None of this happens because people don’t care.
It happens because nonprofits are often forced to build their operations reactively, piece by piece, as they grow.
A new program launches, so another spreadsheet is added. More clients come in, so a new tracking system appears. A funder asks for different metrics, and teams scramble to patch together a report.
Over time, what starts as a workaround becomes the system.
And eventually, that system starts to break.
The Cost No One Measures
When we talk about nonprofit challenges, we tend to focus on funding.
But operational strain carries its own cost—and it’s rarely measured directly.
It shows up as staff burnout from repetitive manual work, inconsistent service delivery due to fragmented information, missed insights because data lives in too many places, and slower growth because scaling feels overwhelming.

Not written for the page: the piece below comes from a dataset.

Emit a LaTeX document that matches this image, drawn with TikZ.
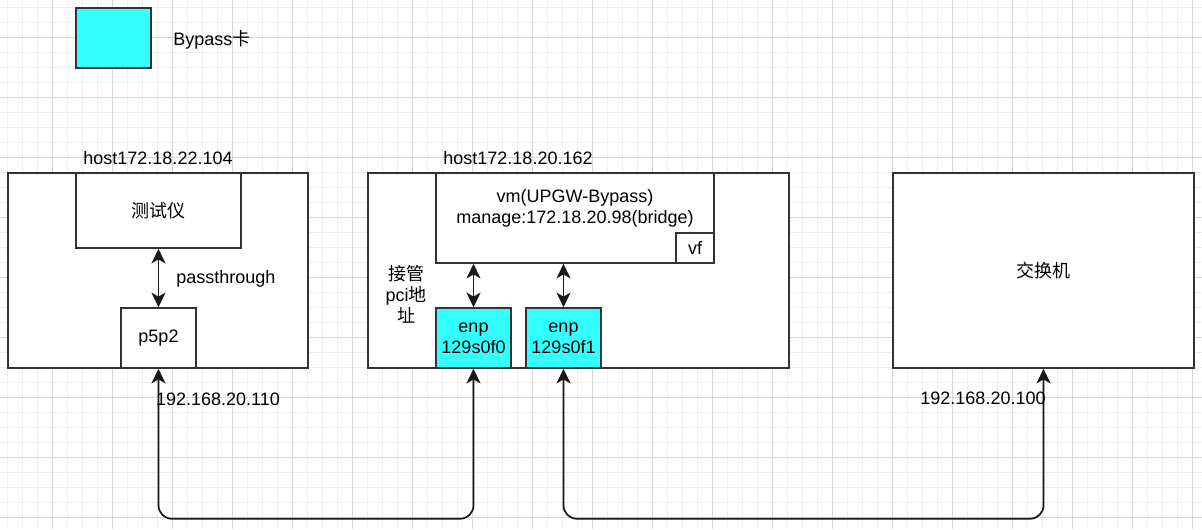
\documentclass[tikz,border=0pt]{standalone}
\usepackage{fontspec}
\setmainfont{Liberation Sans}
\newfontfamily\cjk{Noto Sans CJK SC}
\usetikzlibrary{arrows.meta}
\definecolor{cardcyan}{HTML}{33FFFF}
\definecolor{edge}{HTML}{333333}
\definecolor{gridminor}{HTML}{EEEEEE}
\definecolor{gridmajor}{HTML}{D6D6D6}
\tikzset{
  txt/.style={font=\fontsize{13.5}{15.75}\selectfont, text=black, inner sep=0pt, align=center},
  box/.style={draw=edge, line width=1.125pt, fill=white, inner sep=0pt, txt},
  cardbox/.style={box, fill=cardcyan},
  conn/.style={draw=black!90, line width=1.3pt,
    {Stealth[length=11pt,width=10.5pt,inset=3pt]}-{Stealth[length=11pt,width=10.5pt,inset=3pt]}},
}
\begin{document}
\begin{tikzpicture}[x=0.75pt,y=-0.75pt]
\useasboundingbox[fill=white] (0,0) rectangle (1202,529);
% grid
\foreach \g in {7,22,...,1202} \draw[gridminor, line width=0.75pt] (\g,0) -- (\g,529);
\foreach \g in {7,22,...,529} \draw[gridminor, line width=0.75pt] (0,\g) -- (1202,\g);
\foreach \g in {52,112,...,1202} \draw[gridmajor, line width=0.75pt] (\g,0) -- (\g,529);
\foreach \g in {37,97,...,529} \draw[gridmajor, line width=0.75pt] (0,\g) -- (1202,\g);

% legend
\node[cardbox, minimum width=56.25pt, minimum height=45pt] (legend) at (113.5,38) {};
\node[txt, anchor=west] (legendtxt) at (173,40) {Bypass{\cjk 卡}};

% host 1
\node[box, minimum width=225pt, minimum height=146.25pt] (host1) at (158,270.5) {};
\node[txt] (host1lbl) at (158,158) {host172.18.22.104};
\node[box, minimum width=123.75pt, minimum height=56.25pt] (tester) at (158.5,210.5) {{\cjk 测试仪}};
\node[box, minimum width=56.25pt, minimum height=45pt] (p5p2) at (158.5,338) {p5p2};
\node[txt, anchor=west] (passlbl) at (176,279) {passthrough};

% host 2
\node[box, minimum width=315.75pt, minimum height=146.25pt] (host2) at (578.5,270.5) {};
\node[txt] (host2lbl) at (518,158) {host172.18.20.162};
\node[box, minimum width=208.5pt, minimum height=67.5pt] (vm) at (575,218) {};
\node[txt] (vmlbl) at (575,208) {vm(UPGW-Bypass)\\manage:172.18.20.98(bridge)};
\node[box, minimum width=28.5pt, minimum height=22.5pt] (vf) at (695,248) {vf};
\node[txt] (pcilbl) at (406,294) {{\cjk 接管}\\pci{\cjk 地}\\{\cjk 址}};
\node[cardbox, minimum width=56.25pt, minimum height=45pt] (enp0) at (473.5,338) {enp\\129s0f0};
\node[cardbox, minimum width=56.25pt, minimum height=45pt] (enp1) at (563.5,338) {enp\\129s0f1};

% switch
\node[box, minimum width=225.75pt, minimum height=146.25pt] (switch) at (1043.5,270.5) {{\cjk 交换机}};

% connectors
\draw[conn] (tester.south) -- (p5p2.north);
\draw[conn] (vm.south -| enp0.north) -- (enp0.north);
\draw[conn] (vm.south -| enp1.north) -- (enp1.north);
\draw[conn, rounded corners=10pt] (p5p2.south) -- ++(0,150) -| (enp0.south);
\draw[conn, rounded corners=10pt] (enp1.south) -- ++(0,150) -| (switch.south);

% address labels
\node[txt] (ip110) at (218,399) {192.168.20.110};
\node[txt] (ip100) at (983,398) {192.168.20.100};
\end{tikzpicture}
\end{document}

Most importantly, it affects the very people nonprofits are trying to serve.
When systems are strained, service becomes reactive instead of proactive. When data is hard to access, decisions become guesswork. When teams are overwhelmed, even the most committed people start to pull back.
The mission doesn’t fail—but it becomes harder to deliver.
Why This Problem Persists
So why hasn’t this been solved already?
Part of it comes down to how nonprofits are expected to operate.

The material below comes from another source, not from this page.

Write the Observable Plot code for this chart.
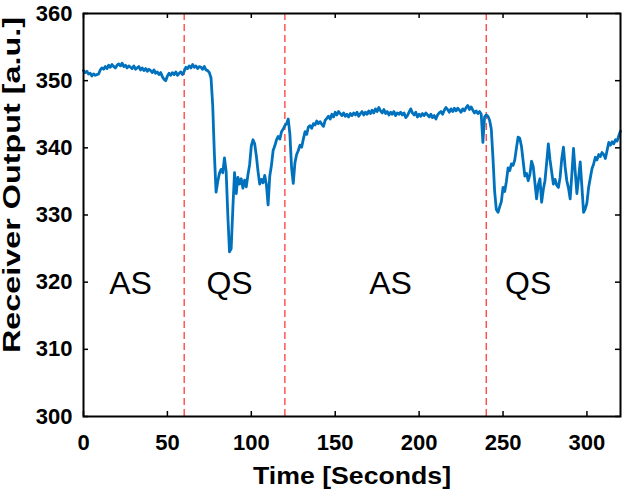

There’s an unspoken pressure to prioritize programs over infrastructure, to keep overhead low, and to “make do” with what’s available. Investing in internal systems can feel like a luxury—even when it’s actually a necessity.
At the same time, many tools available in the market aren’t designed for the realities of nonprofit work. They’re often adapted from for-profit environments, where workflows, reporting needs, and service models look very different.

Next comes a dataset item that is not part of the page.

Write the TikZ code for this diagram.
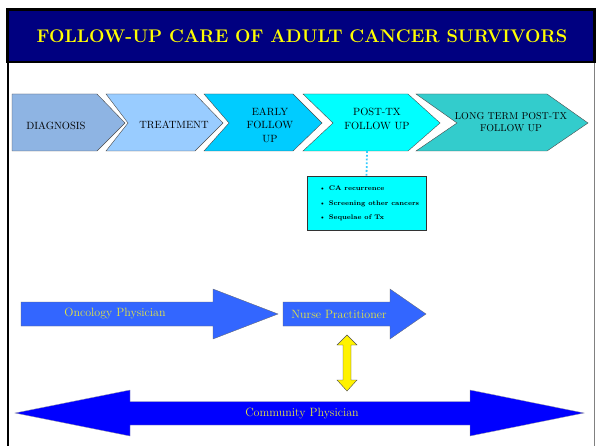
\documentclass[tikz,border=0pt]{standalone}
\usetikzlibrary{positioning}

\definecolor{navyband}{HTML}{000080}
\definecolor{titleyellow}{HTML}{FFFF00}
\definecolor{phaseone}{HTML}{8EB4E3}
\definecolor{phasetwo}{HTML}{99CCFF}
\definecolor{phasethree}{HTML}{00CCFF}
\definecolor{phasefour}{HTML}{00FFFF}
\definecolor{phasefive}{HTML}{33CCCC}
\definecolor{oncblue}{HTML}{3366FF}
\definecolor{commblue}{HTML}{0000FF}
\definecolor{softyellow}{HTML}{E6E640}
\definecolor{dotcyan}{HTML}{33CCFF}

\tikzset{
  phase/.style={draw=black!70, line width=0.4pt},
  phasetext/.style={align=center, font=\fontsize{10.5}{13.5}\selectfont, inner sep=0pt},
  roletext/.style={text=softyellow, font=\fontsize{12}{13}\selectfont, inner sep=0pt},
}

\begin{document}
\begin{tikzpicture}[x=1pt, y=-1pt]
				\useasboundingbox (0,0) rectangle (596,446);
				\fill[white] (0,0) rectangle (596,446);
				
				% frame and title band
				\draw[line width=2pt] (8,9) -- (8,446);
				\draw[gray, line width=0.8pt] (594,60) -- (594,446);
				\draw[fill=navyband, line width=2.5pt] (7.5,9.5) rectangle (594.5,62);
				\node[text=titleyellow, font=\bfseries\fontsize{18.3}{22}\selectfont] (title) at (302,36) {FOLLOW-UP CARE OF ADULT CANCER SURVIVORS};
				
				% chevrons
				\draw[phase, fill=phaseone] (12,94) -- (97,94) -- (125,123) -- (97,151) -- (12,151) -- cycle;
				\draw[phase, fill=phasetwo] (106,94) -- (195,94) -- (223,123) -- (195,151) -- (106,151) -- (128,123) -- cycle;
				\draw[phase, fill=phasethree] (204,94) -- (293,94) -- (322,123) -- (293,151) -- (204,151) -- (229,123) -- cycle;
				\draw[phase, fill=phasefour] (303,94) -- (408,94) -- (440,123) -- (408,151) -- (303,151) -- (333,123) -- cycle;
				\draw[phase, fill=phasefive] (416,94) -- (547,94) -- (588,123) -- (547,151) -- (416,151) -- (457,123) -- cycle;
				
				% chevron labels
				\node[phasetext] (diag) at (56,126) {DIAGNOSIS};
				\node[phasetext] (treat) at (174,125) {TREATMENT};
				\node[phasetext] (early) at (270,125) {EARLY\\FOLLOW\\UP};
				\node[phasetext] (posttx) at (377,119) {POST-TX\\FOLLOW UP};
				\node[font=\fontsize{10}{12.5}\selectfont, align=center, inner sep=0pt] (longterm) at (511,122) {LONG TERM POST-TX\\FOLLOW UP};
				
				% follow up items
				\coordinate (posttxbottom) at (367,151);
				\node[draw=black!80, fill=phasefour, minimum width=119pt, minimum height=54pt, inner sep=0pt] (care) at (366.5,203) {};
				\node[anchor=west, align=left, inner sep=0pt, font=\bfseries\fontsize{6.7}{14.5}\selectfont] (items) at (319,203.5) {\textbullet\ CA recurrence\\\textbullet\ Screening other cancers\\\textbullet\ Sequelae of Tx};
				\draw[dotcyan, line width=1.8pt, dotted] (posttxbottom) -- (care.north);
				
				% provider arrows
				\draw[black!60, line width=0.3pt, fill=oncblue] (21,302) -- (213,302) -- (213,289) -- (278,314) -- (213,339) -- (213,326) -- (21,326) -- cycle;
				\draw[black!60, line width=0.3pt, fill=oncblue] (283,302) -- (390,302) -- (390,289) -- (426,314) -- (390,339) -- (390,326) -- (283,326) -- cycle;
				\node[roletext] (onc) at (115,314) {Oncology Physician};
				\node[roletext] (nurse) at (339,314) {Nurse Practitioner};
				
				% link nurse to community
				\draw[black!70, line width=0.4pt, fill=yellow] (347,335) -- (357,345) -- (351,345) -- (351,380) -- (357,380) -- (347,391) -- (337,380) -- (343,380) -- (343,345) -- (337,345) -- cycle;
				
				% community physician
				\draw[black!40, line width=0.3pt, fill=commblue] (15,413) -- (130,390) -- (130,401.5) -- (470,401.5) -- (470,390) -- (584,413) -- (470,436) -- (470,425) -- (130,425) -- (130,436) -- cycle;
				\node[roletext] (comm) at (302,413) {Community Physician};
			\end{tikzpicture}
\end{document}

As a result, organizations are left trying to fit complex, human-centered work into systems that weren’t built for it.
Systems Are Not the Opposite of Mission
There’s a misconception that focusing on systems somehow takes away from the human side of nonprofit work.
In reality, the opposite is true.
Good systems don’t replace relationships—they support them. They make it easier to track outcomes, coordinate across teams, reduce administrative burden, and spend more time on meaningful interactions.
When infrastructure works, staff can focus less on managing information and more on serving people.
That’s not a distraction from the mission. It’s what allows the mission to scale.
A Shift That’s Starting to Happen
There’s a growing recognition across the sector that sustainability isn’t just about funding—it’s about operations.
More organizations are beginning to ask how they can scale without overwhelming their teams, maintain quality as demand increases, and prove impact without burning out their staff.
Answering these questions often leads back to the same place: systems.
Not in the abstract, but in practical, day-to-day tools that support how nonprofits actually work. Organizations like Societ are part of a broader shift toward building infrastructure specifically designed for nonprofit and human services organizations—tools that reflect the complexity of service delivery rather than simplifying it away.
What It Means Going Forward
The nonprofit sector has never lacked passion.
What it’s often lacked is the operational support to match it.
Addressing that gap doesn’t mean changing the mission. It means giving that mission a stronger foundation.
Because when systems improve, staff stay longer, programs scale more effectively, outcomes become clearer, and impact becomes more sustainable.
And the people at the center of it all—the ones nonprofits exist to serve—benefit the most.
There’s nothing wrong with the story we tell about nonprofits.
But it’s time to expand it.
One where passion is supported by structure. Where care is backed by capability. And where doing good doesn’t require working against the system—but finally, working with one.